Smart infrastructure: Enable cities to leverage real-time data from roadside sensors and cameras to improve traffic flow (traffic light synchronization, reduce/increase traffic lanes), improve safety (wrong-way driver, dynamic speed limit), or improve shipping port utilization (loading/unloading of cargo ships).

Autonomous driving: Real-time decisions to safely navigate the vehicle across a diverse range of driving conditions.

Industry 4.0: Enable real-time analytics with AI/ML capabilities at the factory floor to enable predictive maintenance improving equipment utilization.

Far edge services: Service providers using proximity to customers to offer low latency (sub-1ms), high bandwidth location-based services for use cases like AR/VR, or VDI (virtual desktop).

Best Practices

Edge computing gives companies the flexibility and simplicity of cloud computing for a distributed pool of resources across a large number of locations.

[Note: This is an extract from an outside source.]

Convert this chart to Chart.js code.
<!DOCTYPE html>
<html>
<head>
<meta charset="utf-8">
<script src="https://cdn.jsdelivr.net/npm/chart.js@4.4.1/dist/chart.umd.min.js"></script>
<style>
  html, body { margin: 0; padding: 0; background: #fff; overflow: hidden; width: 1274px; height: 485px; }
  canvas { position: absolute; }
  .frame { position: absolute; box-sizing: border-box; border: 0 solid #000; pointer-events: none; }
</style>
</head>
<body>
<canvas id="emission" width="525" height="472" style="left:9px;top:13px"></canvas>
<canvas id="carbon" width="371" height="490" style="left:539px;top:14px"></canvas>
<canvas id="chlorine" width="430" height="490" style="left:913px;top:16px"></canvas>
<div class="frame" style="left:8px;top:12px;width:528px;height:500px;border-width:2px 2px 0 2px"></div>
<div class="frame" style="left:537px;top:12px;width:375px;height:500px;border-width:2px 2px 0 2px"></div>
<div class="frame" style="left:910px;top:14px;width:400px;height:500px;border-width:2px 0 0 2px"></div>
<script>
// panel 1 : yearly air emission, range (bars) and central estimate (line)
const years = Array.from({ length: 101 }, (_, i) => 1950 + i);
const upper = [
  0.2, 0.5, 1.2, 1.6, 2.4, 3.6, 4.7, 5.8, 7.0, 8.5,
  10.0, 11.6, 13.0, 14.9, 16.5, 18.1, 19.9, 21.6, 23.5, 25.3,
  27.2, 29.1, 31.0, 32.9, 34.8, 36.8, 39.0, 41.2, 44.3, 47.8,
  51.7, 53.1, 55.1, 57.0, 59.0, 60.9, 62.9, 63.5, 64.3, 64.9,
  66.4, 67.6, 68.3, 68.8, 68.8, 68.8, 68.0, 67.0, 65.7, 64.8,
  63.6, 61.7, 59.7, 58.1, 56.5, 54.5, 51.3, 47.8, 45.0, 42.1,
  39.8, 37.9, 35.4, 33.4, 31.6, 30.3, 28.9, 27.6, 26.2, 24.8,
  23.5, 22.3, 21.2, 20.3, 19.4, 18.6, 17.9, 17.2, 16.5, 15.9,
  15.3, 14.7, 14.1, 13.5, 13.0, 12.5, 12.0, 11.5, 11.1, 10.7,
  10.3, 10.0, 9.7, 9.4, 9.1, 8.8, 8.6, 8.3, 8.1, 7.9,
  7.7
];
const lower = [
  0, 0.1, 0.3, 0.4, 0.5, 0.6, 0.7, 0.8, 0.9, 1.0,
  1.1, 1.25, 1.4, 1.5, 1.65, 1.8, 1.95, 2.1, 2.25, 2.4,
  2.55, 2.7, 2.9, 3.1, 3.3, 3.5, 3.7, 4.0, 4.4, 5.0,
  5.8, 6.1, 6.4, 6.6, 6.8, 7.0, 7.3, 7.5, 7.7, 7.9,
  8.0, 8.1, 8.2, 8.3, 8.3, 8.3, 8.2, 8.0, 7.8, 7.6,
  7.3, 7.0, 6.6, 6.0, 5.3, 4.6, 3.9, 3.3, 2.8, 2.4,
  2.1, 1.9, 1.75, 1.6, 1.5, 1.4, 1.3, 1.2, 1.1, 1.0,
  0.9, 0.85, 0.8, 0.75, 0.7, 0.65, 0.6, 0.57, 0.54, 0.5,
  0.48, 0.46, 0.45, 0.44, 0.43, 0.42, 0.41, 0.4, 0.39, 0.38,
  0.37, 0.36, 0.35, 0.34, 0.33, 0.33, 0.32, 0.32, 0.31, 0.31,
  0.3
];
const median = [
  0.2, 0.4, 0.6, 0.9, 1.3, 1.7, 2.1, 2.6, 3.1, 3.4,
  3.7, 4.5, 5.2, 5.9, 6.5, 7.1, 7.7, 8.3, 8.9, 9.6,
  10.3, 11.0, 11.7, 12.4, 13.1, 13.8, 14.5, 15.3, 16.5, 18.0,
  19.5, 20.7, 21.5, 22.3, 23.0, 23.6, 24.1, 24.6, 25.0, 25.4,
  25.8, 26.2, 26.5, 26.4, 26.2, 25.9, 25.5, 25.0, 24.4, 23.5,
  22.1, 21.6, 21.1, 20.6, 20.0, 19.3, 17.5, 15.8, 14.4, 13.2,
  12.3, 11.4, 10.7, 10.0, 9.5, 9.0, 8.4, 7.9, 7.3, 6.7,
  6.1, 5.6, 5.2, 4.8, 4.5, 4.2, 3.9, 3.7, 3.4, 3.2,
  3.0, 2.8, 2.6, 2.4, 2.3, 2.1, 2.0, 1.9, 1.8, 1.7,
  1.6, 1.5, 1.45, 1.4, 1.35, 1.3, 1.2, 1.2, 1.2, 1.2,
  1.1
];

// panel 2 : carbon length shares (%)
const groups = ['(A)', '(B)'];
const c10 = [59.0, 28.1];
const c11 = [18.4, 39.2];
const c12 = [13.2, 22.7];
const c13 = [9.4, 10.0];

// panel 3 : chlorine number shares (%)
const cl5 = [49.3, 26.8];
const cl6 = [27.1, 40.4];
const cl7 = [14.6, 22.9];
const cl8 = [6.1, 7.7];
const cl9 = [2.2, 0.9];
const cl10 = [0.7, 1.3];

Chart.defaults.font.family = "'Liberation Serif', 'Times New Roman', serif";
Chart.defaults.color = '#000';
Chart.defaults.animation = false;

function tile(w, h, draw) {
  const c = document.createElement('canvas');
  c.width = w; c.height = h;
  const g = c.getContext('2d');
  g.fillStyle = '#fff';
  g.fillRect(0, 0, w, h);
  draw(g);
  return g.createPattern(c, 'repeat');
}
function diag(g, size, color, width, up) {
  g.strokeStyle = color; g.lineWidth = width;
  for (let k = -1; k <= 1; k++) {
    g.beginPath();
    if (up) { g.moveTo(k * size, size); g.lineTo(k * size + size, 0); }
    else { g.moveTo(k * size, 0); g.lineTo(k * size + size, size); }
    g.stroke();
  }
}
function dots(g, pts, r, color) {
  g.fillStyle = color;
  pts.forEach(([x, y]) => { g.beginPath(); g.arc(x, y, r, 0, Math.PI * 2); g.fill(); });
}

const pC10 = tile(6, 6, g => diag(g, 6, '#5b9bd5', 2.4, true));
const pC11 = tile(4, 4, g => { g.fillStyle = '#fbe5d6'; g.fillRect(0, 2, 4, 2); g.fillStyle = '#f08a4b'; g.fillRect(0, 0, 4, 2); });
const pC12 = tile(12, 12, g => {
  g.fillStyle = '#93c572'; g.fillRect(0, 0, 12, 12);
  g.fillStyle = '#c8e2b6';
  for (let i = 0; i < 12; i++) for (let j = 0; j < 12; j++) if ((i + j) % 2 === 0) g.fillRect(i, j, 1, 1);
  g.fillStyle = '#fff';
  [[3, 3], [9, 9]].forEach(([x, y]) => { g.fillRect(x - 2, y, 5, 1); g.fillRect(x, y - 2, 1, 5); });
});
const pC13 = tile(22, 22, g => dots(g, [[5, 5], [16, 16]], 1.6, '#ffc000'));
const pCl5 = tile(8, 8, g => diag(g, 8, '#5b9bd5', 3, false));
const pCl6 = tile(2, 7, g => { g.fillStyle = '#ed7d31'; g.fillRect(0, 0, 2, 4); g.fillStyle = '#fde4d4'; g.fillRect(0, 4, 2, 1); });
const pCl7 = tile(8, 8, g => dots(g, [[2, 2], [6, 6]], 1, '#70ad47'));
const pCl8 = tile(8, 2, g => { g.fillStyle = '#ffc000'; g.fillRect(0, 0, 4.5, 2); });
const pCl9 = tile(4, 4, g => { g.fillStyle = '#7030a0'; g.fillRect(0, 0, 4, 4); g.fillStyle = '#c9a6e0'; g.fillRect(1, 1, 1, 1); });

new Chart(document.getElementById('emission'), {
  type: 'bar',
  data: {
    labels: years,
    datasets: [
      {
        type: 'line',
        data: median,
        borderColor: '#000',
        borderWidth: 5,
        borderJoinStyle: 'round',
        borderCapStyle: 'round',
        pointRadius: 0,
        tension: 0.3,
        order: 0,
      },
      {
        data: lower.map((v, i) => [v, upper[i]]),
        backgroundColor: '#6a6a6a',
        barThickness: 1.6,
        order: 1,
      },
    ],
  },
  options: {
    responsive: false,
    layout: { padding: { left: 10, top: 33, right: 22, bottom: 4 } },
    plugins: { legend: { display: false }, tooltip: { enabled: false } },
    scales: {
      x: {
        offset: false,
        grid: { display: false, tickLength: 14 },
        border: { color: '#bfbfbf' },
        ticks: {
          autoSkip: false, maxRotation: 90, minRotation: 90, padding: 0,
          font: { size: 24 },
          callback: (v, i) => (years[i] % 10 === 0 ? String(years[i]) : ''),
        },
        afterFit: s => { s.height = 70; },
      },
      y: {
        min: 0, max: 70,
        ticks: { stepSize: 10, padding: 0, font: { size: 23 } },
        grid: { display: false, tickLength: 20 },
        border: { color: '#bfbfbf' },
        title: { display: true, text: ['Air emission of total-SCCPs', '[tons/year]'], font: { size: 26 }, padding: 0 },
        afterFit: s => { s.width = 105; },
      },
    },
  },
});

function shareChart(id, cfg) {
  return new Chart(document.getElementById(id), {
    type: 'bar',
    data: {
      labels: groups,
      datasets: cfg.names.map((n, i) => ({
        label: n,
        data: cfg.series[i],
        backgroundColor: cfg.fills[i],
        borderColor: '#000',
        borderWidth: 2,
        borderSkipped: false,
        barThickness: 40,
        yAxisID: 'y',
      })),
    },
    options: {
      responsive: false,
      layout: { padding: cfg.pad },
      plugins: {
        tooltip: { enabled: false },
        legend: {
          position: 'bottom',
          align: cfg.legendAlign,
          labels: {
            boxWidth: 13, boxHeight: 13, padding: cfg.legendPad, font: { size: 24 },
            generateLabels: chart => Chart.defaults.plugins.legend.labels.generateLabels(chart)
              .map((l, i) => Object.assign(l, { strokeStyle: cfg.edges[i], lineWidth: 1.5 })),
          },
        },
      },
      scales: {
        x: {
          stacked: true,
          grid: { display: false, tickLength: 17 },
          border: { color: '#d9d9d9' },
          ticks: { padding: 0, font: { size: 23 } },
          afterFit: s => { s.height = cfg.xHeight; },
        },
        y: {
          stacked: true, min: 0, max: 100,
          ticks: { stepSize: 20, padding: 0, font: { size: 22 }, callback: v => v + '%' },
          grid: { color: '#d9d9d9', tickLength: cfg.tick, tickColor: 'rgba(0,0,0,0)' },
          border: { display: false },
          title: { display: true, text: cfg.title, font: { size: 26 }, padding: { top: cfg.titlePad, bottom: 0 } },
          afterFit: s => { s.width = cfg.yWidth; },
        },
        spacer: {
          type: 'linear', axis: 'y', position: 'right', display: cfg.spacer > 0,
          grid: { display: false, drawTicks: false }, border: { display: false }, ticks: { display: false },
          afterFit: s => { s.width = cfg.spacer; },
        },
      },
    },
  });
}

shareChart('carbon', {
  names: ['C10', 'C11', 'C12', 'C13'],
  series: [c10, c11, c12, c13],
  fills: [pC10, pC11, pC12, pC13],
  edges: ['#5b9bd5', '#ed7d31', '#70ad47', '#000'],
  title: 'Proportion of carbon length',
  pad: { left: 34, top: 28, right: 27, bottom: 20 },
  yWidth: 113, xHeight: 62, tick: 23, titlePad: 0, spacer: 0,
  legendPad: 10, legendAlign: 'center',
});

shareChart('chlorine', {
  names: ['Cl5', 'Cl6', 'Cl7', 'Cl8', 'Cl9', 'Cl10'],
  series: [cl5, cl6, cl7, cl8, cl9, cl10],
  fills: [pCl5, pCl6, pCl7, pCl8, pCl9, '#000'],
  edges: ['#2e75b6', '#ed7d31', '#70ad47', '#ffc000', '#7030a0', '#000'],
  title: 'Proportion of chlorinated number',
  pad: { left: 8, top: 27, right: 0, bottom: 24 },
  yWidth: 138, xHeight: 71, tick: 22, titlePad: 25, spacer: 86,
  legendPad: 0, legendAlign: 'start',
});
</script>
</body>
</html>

In the context of IoT use case, the approach to application development is one of the many ways edge computing differs from embedded systems of yore. To develop embedded applications, the developer needed a deep understanding of hardware and interfaces. Heavily customized operating system with a strong dependency on underlying hardware required functional specialization. The development tools lacked the flexibility and capabilities of tools used by IT developers. Edge computing involves some of the following best practices:

 Consistent tooling: Developers need to be able to use the same tools, irrespective of location the application is deployed at. This means, no special skills required to create edge applications, any more than for non-edge applications. One such example of such tooling, Red Hat CodeReady Workspaces, built on Eclipse Che, provides Kubernetes-native development solution with in-browser IDE for rapid application development that can be easily deployed at edge or cloud. 

Open APIs: Well-defined and open APIs allow real-time data to be accessed in a programmatic manner enabling businesses to offer new classes of services not possible before. Developers need APIs to create standards-based solutions that can access data without worrying about the underlying hardware interfaces.

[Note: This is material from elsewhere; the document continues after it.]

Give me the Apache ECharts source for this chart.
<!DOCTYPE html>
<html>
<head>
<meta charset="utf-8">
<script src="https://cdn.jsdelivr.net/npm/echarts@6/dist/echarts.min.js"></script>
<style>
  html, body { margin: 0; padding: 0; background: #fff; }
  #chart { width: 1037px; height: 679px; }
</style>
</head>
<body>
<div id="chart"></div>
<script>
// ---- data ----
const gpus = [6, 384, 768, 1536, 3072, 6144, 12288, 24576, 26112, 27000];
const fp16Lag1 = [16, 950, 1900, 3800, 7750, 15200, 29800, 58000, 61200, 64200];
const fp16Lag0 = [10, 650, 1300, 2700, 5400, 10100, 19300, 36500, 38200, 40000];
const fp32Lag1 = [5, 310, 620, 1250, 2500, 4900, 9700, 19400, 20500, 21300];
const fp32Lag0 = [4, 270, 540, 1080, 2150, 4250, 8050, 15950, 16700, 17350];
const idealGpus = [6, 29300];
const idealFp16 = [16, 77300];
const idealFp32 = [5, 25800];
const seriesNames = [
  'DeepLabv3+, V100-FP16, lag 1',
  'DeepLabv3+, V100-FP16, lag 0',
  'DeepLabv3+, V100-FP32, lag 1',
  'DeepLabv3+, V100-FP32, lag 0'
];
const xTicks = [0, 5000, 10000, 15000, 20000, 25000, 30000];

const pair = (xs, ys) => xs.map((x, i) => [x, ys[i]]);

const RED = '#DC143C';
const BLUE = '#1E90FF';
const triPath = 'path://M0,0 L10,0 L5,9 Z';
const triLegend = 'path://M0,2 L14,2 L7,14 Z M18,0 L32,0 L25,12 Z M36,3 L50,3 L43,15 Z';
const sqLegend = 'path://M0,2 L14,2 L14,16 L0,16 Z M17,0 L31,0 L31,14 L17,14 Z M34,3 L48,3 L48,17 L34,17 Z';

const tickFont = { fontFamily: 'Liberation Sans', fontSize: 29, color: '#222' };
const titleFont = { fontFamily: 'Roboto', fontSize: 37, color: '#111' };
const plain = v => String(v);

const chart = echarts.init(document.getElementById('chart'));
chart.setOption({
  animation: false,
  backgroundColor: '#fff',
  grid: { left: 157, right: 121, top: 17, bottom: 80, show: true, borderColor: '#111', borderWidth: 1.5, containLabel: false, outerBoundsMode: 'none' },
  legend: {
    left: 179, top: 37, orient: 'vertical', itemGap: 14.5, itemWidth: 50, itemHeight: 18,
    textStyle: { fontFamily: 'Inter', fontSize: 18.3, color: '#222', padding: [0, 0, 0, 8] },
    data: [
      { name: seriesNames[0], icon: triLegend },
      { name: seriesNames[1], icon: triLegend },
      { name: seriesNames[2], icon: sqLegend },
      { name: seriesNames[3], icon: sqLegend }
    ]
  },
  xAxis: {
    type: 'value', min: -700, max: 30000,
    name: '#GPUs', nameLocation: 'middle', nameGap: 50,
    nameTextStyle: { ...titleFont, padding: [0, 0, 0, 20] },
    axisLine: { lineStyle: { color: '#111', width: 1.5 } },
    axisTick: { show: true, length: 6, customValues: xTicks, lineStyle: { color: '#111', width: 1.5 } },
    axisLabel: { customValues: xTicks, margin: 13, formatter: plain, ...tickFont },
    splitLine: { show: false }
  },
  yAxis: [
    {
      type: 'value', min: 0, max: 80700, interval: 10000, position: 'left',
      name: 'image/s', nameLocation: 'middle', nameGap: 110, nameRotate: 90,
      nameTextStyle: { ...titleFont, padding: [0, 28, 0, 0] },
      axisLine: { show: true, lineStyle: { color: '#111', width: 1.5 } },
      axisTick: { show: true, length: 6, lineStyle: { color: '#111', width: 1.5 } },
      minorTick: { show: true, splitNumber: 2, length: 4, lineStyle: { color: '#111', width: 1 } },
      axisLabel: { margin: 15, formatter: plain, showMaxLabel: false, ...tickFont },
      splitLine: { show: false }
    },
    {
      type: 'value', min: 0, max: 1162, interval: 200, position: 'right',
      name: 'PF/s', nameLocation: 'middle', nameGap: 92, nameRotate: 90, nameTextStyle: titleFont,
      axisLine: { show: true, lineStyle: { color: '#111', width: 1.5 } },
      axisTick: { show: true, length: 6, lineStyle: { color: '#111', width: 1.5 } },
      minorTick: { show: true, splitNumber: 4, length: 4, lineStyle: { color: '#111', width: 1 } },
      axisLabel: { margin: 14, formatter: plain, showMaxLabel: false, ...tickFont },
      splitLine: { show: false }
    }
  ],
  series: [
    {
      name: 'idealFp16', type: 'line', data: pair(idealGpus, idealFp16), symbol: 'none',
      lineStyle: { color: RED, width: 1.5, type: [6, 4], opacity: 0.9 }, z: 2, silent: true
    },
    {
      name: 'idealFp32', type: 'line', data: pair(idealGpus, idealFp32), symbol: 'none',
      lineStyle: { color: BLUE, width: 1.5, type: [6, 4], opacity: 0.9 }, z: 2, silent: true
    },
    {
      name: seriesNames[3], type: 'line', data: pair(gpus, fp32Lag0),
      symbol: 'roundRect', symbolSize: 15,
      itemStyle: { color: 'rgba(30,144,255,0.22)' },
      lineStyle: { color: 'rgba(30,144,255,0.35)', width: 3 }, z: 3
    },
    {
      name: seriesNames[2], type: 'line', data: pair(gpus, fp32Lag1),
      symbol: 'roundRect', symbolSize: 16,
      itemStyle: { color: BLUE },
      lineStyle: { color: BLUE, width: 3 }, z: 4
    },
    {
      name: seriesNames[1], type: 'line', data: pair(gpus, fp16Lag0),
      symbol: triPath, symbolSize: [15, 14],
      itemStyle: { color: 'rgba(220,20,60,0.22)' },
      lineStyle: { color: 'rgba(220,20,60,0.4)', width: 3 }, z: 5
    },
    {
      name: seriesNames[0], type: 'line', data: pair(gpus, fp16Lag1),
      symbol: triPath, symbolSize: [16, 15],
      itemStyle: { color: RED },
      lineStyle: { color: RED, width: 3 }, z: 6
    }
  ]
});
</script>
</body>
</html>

Accelerated application development: Although edge architectures are still evolving, design decisions made today will have a lasting impact on future capabilities. Instead of adopting offerings purpose-built for the edge that reduces developer agility, a better approach involves solutions that can work anywhere - cloud, on-premise, and edge. Consider, technologies like containers, Kubernetes, lightweight application services accelerate application development - from cloud to edge. 

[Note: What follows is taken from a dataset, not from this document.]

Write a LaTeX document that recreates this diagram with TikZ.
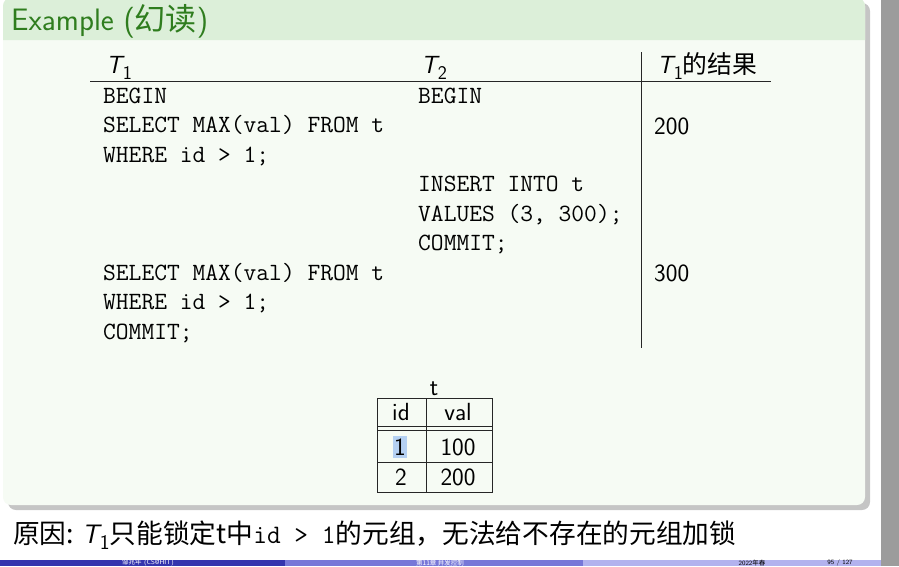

Containerization: Most new applications are being built as containers as they’re easy to deploy and manage at scale. Edge application requirements include modularity, segregation, and immutability, making use of containers an especially good fit. Applications will need to be deployed on many different edge tiers, each with their unique resource characteristics. Combined with microservices, containers representing instances of functions can be scaled up or down depending on underlying resources or conditions.

For more information on how resource requirements vary between edge and cloud, read article No more illusions of infinite capacity

Other Considerations

It’s important to note that it's not going to be an either/or choice between edge computing and centralized computing. As edge computing gains greater adoption in the marketplace, the overall solution would often encompass a combination of the two. In such a hybrid computing model, centralized computing would be used for compute-intensive workloads, data aggregation and storage, AI/machine learning, coordinating operations across geographies, and traditional back-end processing. Edge computing, on the other hand, could help solve problems at the source, in near real-time. Distributed architectures will allow the application to be placed at any tier from cloud to edge, where it makes the most sense.

Using monolithic edge solutions that use custom tooling that doesn’t integrate well with the rest of the IT infrastructure could cause major pain down the road when edge computing achieves mass deployment. Open source is an obvious choice that provides the flexibility of choice and future-proofing investments in edge computing.